Mi tía abuela, La Mamita, contaba que a principios del Siglo XX ella acompañó a mi bisabuela, Gilberta, en su peregrinación a Esquipulas. La Mamita tenía una habilidad extraordinaria para contar cuentos e historias; y relataba aquel viaje con particular encanto.
Ella, que era una niña pequeña (porque además era menudita), viajaba en un pony llamado Chino; y las suyas eran historias de arrieros, de asaltantes, de noches al aire libre, y de aventuras. En la primera década del siglo pasado, esos viajes deben haber sido travesiás verdaderas. Cuando fuí El Mirador, montado en mula, recordé mucho a La Mamita y su viaje a Esquipulas.
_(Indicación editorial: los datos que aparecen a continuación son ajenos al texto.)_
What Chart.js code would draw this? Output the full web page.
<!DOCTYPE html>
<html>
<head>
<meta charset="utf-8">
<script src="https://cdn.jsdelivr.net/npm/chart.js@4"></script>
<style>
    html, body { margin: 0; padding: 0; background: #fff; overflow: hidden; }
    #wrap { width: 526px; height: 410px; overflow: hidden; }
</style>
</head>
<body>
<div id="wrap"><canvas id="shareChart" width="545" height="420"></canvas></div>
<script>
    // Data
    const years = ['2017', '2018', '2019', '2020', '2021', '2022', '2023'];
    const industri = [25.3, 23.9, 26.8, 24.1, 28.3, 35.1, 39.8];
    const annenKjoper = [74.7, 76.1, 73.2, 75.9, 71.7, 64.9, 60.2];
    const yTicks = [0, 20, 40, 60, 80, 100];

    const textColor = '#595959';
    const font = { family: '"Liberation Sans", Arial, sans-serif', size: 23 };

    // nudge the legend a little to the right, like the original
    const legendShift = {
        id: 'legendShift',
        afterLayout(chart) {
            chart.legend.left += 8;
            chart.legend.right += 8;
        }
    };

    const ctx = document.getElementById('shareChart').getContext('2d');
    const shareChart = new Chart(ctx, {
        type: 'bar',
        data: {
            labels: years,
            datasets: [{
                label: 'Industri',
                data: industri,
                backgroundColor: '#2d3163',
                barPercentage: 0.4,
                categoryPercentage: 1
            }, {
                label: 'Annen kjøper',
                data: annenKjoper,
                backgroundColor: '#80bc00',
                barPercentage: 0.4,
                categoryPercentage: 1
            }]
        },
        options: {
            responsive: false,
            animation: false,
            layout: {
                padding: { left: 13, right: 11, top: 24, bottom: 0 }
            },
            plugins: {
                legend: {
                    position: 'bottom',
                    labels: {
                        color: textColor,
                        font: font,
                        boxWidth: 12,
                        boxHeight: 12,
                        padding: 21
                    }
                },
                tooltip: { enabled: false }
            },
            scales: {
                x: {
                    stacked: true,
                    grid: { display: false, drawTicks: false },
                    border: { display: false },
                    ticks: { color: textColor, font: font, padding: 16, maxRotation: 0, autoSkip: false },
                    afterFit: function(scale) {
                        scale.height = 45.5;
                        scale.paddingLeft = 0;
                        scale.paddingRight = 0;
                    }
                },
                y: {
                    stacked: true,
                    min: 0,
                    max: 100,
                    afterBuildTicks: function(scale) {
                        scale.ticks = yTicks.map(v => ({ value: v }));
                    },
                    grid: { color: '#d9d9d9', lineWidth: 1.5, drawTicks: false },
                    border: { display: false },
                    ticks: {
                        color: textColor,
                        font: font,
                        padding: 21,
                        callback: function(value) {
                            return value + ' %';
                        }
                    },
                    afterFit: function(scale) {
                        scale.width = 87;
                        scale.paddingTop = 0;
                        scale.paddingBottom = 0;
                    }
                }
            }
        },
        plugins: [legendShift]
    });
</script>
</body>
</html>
Igualmente la he recordado ahora que leo que desde hace más de 20 años, 40 jinetes se reunen en Los Yumanes para cabaljar por 11 días en peregrinación a Esquipulas. En esa población hay una imágen a la que la gente le atribuye propiedades milagrosas.
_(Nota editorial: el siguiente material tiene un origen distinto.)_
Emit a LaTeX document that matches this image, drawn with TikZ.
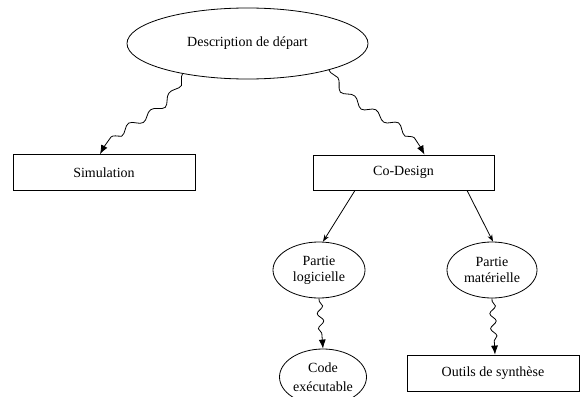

Cuando yo era niño mis padres solían ir a Esquipulas cada tanto y, a nuestro modo, a finales de los años 60 y principios de los 70, era una aventura. Para comenzar nos levantaban antes de que amaneciera; y antes de que el sol saliera ya estabamos en camino. Recuerdo que comíamos en el camino, como les gustaba hacer a mis padres, y que llegabamos temprano a aquella célebre población. Mis padres seguían la costumbre de entrar hincados a la basílica y los niños los acompañabamos. Luego comprabamos los adornos típicos de la ocasión -que nos distinguían como peregrinos- y enfilábamos de vuelta a con rumbo a Longarone. Ahí nos esperaban la piscina, el almuerzo y la siesta, para luego volver a la ciudad.
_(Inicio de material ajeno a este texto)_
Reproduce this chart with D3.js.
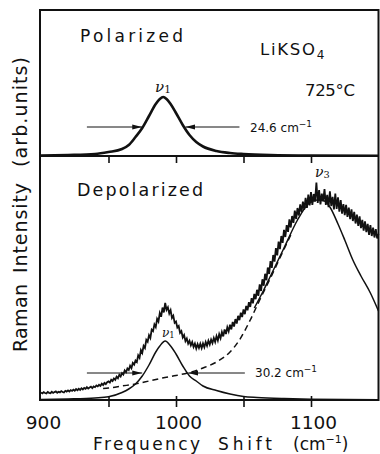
<!DOCTYPE html>
<html>
<head>
<meta charset="utf-8">
<script src="https://cdn.jsdelivr.net/npm/d3@7"></script>
<style>
  body { margin: 0; background: #fff; }
  text { font-family: "DejaVu Sans", sans-serif; fill: #111; }
</style>
</head>
<body>
<svg id="chart" width="380" height="454"></svg>
<script>
// --- data (intensities in arb. units) ---

// polarized spectrum, nu1 band
var nuPol = [900, 920, 940, 950, 960, 965, 970, 975, 980, 985, 988, 990.5, 993, 996, 1000, 1005, 1010, 1015, 1020, 1030, 1040, 1050, 1070, 1100, 1150];
var polarized = [0.5, 1, 2, 4, 7, 11, 19, 28, 40, 52, 57, 59, 57, 52, 43, 31, 21, 14, 9.5, 5, 3, 2, 1, 0.5, 0.3];

// depolarized spectrum, measured (noisy), one value per cm-1 from 900
var depStart = 900, depStep = 1;
var depolarized = [
  7.4, 6.6, 7.8, 7.0, 6.5, 8.0, 7.2, 6.8, 8.2, 7.1,
  7.9, 8.6, 7.2, 8.3, 7.6, 8.9, 8.0, 7.5, 9.2, 8.4,
  9.6, 8.5, 9.9, 9.1, 10.4, 9.3, 10.9, 9.8, 11.2, 10.1,
  11.8, 10.6, 12.0, 11.2, 12.9, 11.5, 12.4, 13.3, 11.9, 13.6,
  12.8, 14.5, 13.6, 15.2, 14.1, 16.3, 15.0, 17.1, 15.9, 17.8,
  18.6, 17.4, 20.2, 19.0, 21.5, 20.1, 23.4, 21.8, 25.3, 23.6,
  26.9, 25.4, 29.6, 27.8, 31.5, 30.0, 34.2, 31.9, 37.0, 35.4,
  39.5, 38.0, 44.6, 42.1, 49.8, 47.0, 54.1, 52.0, 60.2, 58.3,
  64.8, 62.0, 70.3, 68.9, 75.6, 72.9, 81.2, 78.5, 86.9, 83.2,
  92.4, 87.6, 97.0, 90.1, 92.6, 86.5, 89.8, 82.0, 84.3, 77.2,
  78.5, 72.4, 74.0, 67.1, 68.9, 62.5, 65.0, 58.8, 61.4, 56.3,
  59.2, 54.6, 57.9, 53.1, 56.4, 51.5, 55.8, 52.0, 56.3, 51.9,
  56.6, 52.8, 57.9, 54.2, 59.3, 55.5, 60.4, 56.9, 62.0, 58.1,
  63.9, 59.5, 65.8, 61.8, 67.9, 63.6, 70.5, 65.9, 72.8, 68.7,
  75.3, 70.6, 78.1, 73.5, 80.9, 76.4, 84.2, 79.8, 87.3, 82.9,
  90.6, 85.8, 94.0, 89.7, 97.8, 93.1, 101.9, 96.6, 106.0, 100.8,
  110.2, 104.1, 115.6, 109.0, 120.7, 114.3, 126.2, 119.8, 132.5, 126.0,
  138.9, 132.1, 145.0, 138.4, 151.8, 144.6, 158.3, 150.9, 164.0, 157.1,
  170.2, 163.0, 174.9, 168.1, 180.6, 172.5, 184.0, 177.2, 189.3, 181.0,
  192.0, 184.5, 195.6, 187.9, 198.4, 190.3, 202.1, 192.0, 205.3, 194.6,
  207.9, 195.2, 206.0, 198.4, 217.5, 197.0, 209.8, 195.6, 206.4, 198.9,
  211.0, 195.1, 205.2, 192.8, 208.7, 194.0, 203.1, 190.6, 206.5, 191.2,
  202.6, 188.4, 199.9, 186.3, 196.0, 184.8, 195.2, 183.1, 192.4, 180.9,
  190.7, 179.0, 188.1, 176.5, 185.4, 174.2, 183.6, 171.8, 180.2, 169.4,
  178.6, 167.8, 176.1, 165.2, 174.9, 164.0, 172.3, 162.5, 170.8, 161.6,
  166.0
];

// fitted nu1 band in the depolarized spectrum
var nuFit1 = [900, 920, 940, 950, 960, 965, 970, 975, 980, 985, 988, 992, 996, 1000, 1005, 1010, 1015, 1020, 1030, 1040, 1050, 1060, 1080, 1100, 1150];
var fit1 = [0.5, 1, 2, 3.2, 7.5, 11, 16, 24, 35, 48, 54, 59, 54, 46, 34, 24, 19, 14, 9.5, 6, 3.5, 2.5, 1.4, 0.8, 0.3];

// dashed background / sum curve
var nuBg = [946, 950, 960, 970, 980, 990, 1000, 1010, 1020, 1030, 1040, 1047, 1055, 1062, 1070, 1078, 1085];
var background = [11.5, 12, 14, 16, 19, 22, 24.5, 27.5, 32, 38, 48, 60, 80, 100, 122, 145, 165];

// fitted nu3 band
var nuFit3 = [1058, 1065, 1070, 1080, 1090, 1098, 1105, 1110, 1114, 1120, 1125, 1131, 1137, 1144, 1150];
var fit3 = [92, 110, 124, 152, 180, 196, 200, 199, 193, 176, 160, 140, 124, 107, 89];

// half-width arrows: [start, tip] in cm-1, at half height
var fwhmPolArrows = [[934, 975], [1047, 1007]];
var fwhmPolLevel = 29;
var fwhmDepArrows = [[934, 975], [1051, 1009]];
var fwhmDepLevel = 27;

var xTicks = [950, 1000, 1050, 1100];
var xLabels = [900, 1000, 1100];

// --- drawing ---
(function () {
var svg = d3.select("#chart");
var pLeft = 40, pRight = 378.5, pTop = 10, pMid = 156, pBottom = 400;

var x = d3.scaleLinear().domain([900, 1150]).range([41, pRight]);
var yTop = d3.scaleLinear().domain([0, 146]).range([pMid, pTop]);
var yLow = d3.scaleLinear().domain([0, 244]).range([pBottom, pMid]);

svg.append("defs").append("marker")
    .attr("id", "head")
    .attr("viewBox", "0 -3 10 6")
    .attr("refX", 10).attr("refY", 0)
    .attr("markerWidth", 10).attr("markerHeight", 6)
    .attr("markerUnits", "userSpaceOnUse")
    .attr("orient", "auto")
  .append("path")
    .attr("d", "M0,-2.5L10,0L0,2.5Z")
    .attr("fill", "#111");

var pairs = function (xs, ys) { return xs.map(function (v, i) { return [v, ys[i]]; }); };

var lineTop = d3.line().x(function (d) { return x(d[0]); }).y(function (d) { return yTop(d[1]); })
    .curve(d3.curveMonotoneX);
var lineLowSmooth = d3.line().x(function (d) { return x(d[0]); }).y(function (d) { return yLow(d[1]); })
    .curve(d3.curveMonotoneX);
var lineLowRaw = d3.line().x(function (d) { return x(d[0]); }).y(function (d) { return yLow(d[1]); });

// polarized curve
svg.append("path")
    .attr("d", lineTop(pairs(nuPol, polarized)))
    .attr("fill", "none").attr("stroke", "#111").attr("stroke-width", 2.6);

// depolarized measured spectrum
var depPts = depolarized.map(function (v, i) { return [depStart + i * depStep, v]; });
svg.append("path")
    .attr("d", lineLowRaw(depPts))
    .attr("fill", "none").attr("stroke", "#111").attr("stroke-width", 1.8);

// fits
svg.append("path")
    .attr("d", lineLowSmooth(pairs(nuFit1, fit1)))
    .attr("fill", "none").attr("stroke", "#111").attr("stroke-width", 1.5);
svg.append("path")
    .attr("d", lineLowSmooth(pairs(nuBg, background)))
    .attr("fill", "none").attr("stroke", "#111").attr("stroke-width", 1.5)
    .attr("stroke-dasharray", "6,4");
svg.append("path")
    .attr("d", lineLowSmooth(pairs(nuFit3, fit3)))
    .attr("fill", "none").attr("stroke", "#111").attr("stroke-width", 1.5);

// FWHM arrows
function arrows(list, yv) {
  list.forEach(function (a) {
    svg.append("line")
        .attr("x1", x(a[0])).attr("x2", x(a[1]))
        .attr("y1", yv).attr("y2", yv)
        .attr("stroke", "#111").attr("stroke-width", 1)
        .attr("marker-end", "url(#head)");
  });
}
arrows(fwhmPolArrows, yTop(fwhmPolLevel));
arrows(fwhmDepArrows, yLow(fwhmDepLevel));

// frame and divider
svg.append("rect")
    .attr("x", pLeft).attr("y", pTop)
    .attr("width", pRight - pLeft).attr("height", pBottom - pTop)
    .attr("fill", "none").attr("stroke", "#111").attr("stroke-width", 2);
svg.append("line")
    .attr("x1", pLeft).attr("x2", pRight).attr("y1", pMid).attr("y2", pMid)
    .attr("stroke", "#111").attr("stroke-width", 2.2);

// ticks below the divider
var midAxis = svg.append("g")
    .attr("transform", "translate(0," + pMid + ")")
    .call(d3.axisBottom(x).tickValues(xTicks).tickSize(7).tickFormat(""));
midAxis.select(".domain").remove();
midAxis.selectAll(".tick line").attr("stroke", "#111").attr("stroke-width", 1.6);

// bottom axis ticks (crossing the frame)
var botAxis = svg.append("g")
    .attr("transform", "translate(0," + pBottom + ")")
    .call(d3.axisBottom(x).tickValues(xTicks).tickSize(7).tickFormat(""));
botAxis.select(".domain").remove();
botAxis.selectAll(".tick line").attr("y1", -4).attr("stroke", "#111").attr("stroke-width", 1.6);

// bottom axis labels
var labAxis = svg.append("g")
    .attr("transform", "translate(0," + pBottom + ")")
    .call(d3.axisBottom(x).tickValues(xLabels).tickSize(0).tickPadding(16).tickFormat(d3.format("d")));
labAxis.select(".domain").remove();
labAxis.selectAll("text")
    .style("font-family", "'DejaVu Sans', sans-serif")
    .style("font-size", "18.5px").attr("dx", 2).attr("fill", "#111");

// x title
var xtY = 450;
svg.append("text").attr("x", 93).attr("y", xtY).style("font-size", "17px")
    .attr("textLength", 107).attr("lengthAdjust", "spacing").text("Frequency");
svg.append("text").attr("x", 218).attr("y", xtY).style("font-size", "17px")
    .attr("textLength", 54).attr("lengthAdjust", "spacing").text("Shift");
var xt = svg.append("text").attr("x", 293).attr("y", xtY).style("font-size", "17px");
xt.append("tspan").text("(cm");
xt.append("tspan").attr("dy", -7).style("font-size", "11px").text("\u22121");
xt.append("tspan").attr("dy", 7).text(")");

// y title
var yt = svg.append("g").attr("transform", "translate(27,0)");
[["Raman", 352, 68], ["Intensity", 273, 90], ["(arb.units)", 167, 110]].forEach(function (w) {
  yt.append("text")
      .attr("transform", "translate(0," + w[1] + ") rotate(-90)")
      .style("font-size", "19px")
      .attr("textLength", w[2]).attr("lengthAdjust", "spacing")
      .text(w[0]);
});

// panel annotations
svg.append("text").attr("x", 80).attr("y", 42).style("font-size", "17px")
    .attr("textLength", 103).attr("lengthAdjust", "spacing").text("Polarized");
svg.append("text").attr("x", 77).attr("y", 196).style("font-size", "17.5px")
    .attr("textLength", 126).attr("lengthAdjust", "spacing").text("Depolarized");

var lk = svg.append("text").attr("x", 260).attr("y", 55).style("font-size", "16.5px");
lk.append("tspan").attr("textLength", 55).attr("lengthAdjust", "spacing").text("LiKSO");
lk.append("tspan").attr("dy", 4).style("font-size", "12px").text("4");

svg.append("text").attr("x", 305).attr("y", 96).style("font-size", "16.5px")
    .attr("textLength", 50).attr("lengthAdjust", "spacing").text("725\u00b0C");

function nuLabel(xp, yp, sub, size) {
  var t = svg.append("text").attr("x", xp).attr("y", yp)
      .style("font-family", "'DejaVu Serif', serif").style("font-style", "italic")
      .style("font-size", size + "px");
  t.append("tspan").text("\u03bd");
  t.append("tspan").attr("dy", 1).style("font-size", (size * 0.7) + "px").style("font-style", "normal").text(sub);
}
nuLabel(155, 92, "1", 15);
nuLabel(315, 177, "3", 14);
nuLabel(162, 337, "1", 12);

function widthLabel(xp, yp, val) {
  var t = svg.append("text").attr("x", xp).attr("y", yp).style("font-size", "12px");
  t.append("tspan").text(val + " cm");
  t.append("tspan").attr("dy", -5).style("font-size", "9px").text("\u22121");
}
widthLabel(250, 132, "24.6");
widthLabel(255, 377, "30.2");
})();
</script>
</body>
</html>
La última vez que fuí a Esquipulas fue hace unos pocos años, en compañía de mi sobrino El Ale y de mi cuate, Raúl. En esa ocasión dormimos en esa población; y al día siguiente nos fuimos a Copán, Honduras, en donde pasamos tres días extraordinarios. Y cuando ibamos llegando a Esquipulas, de noche, no pude dejar de pensar en La Mamita y en el Chino.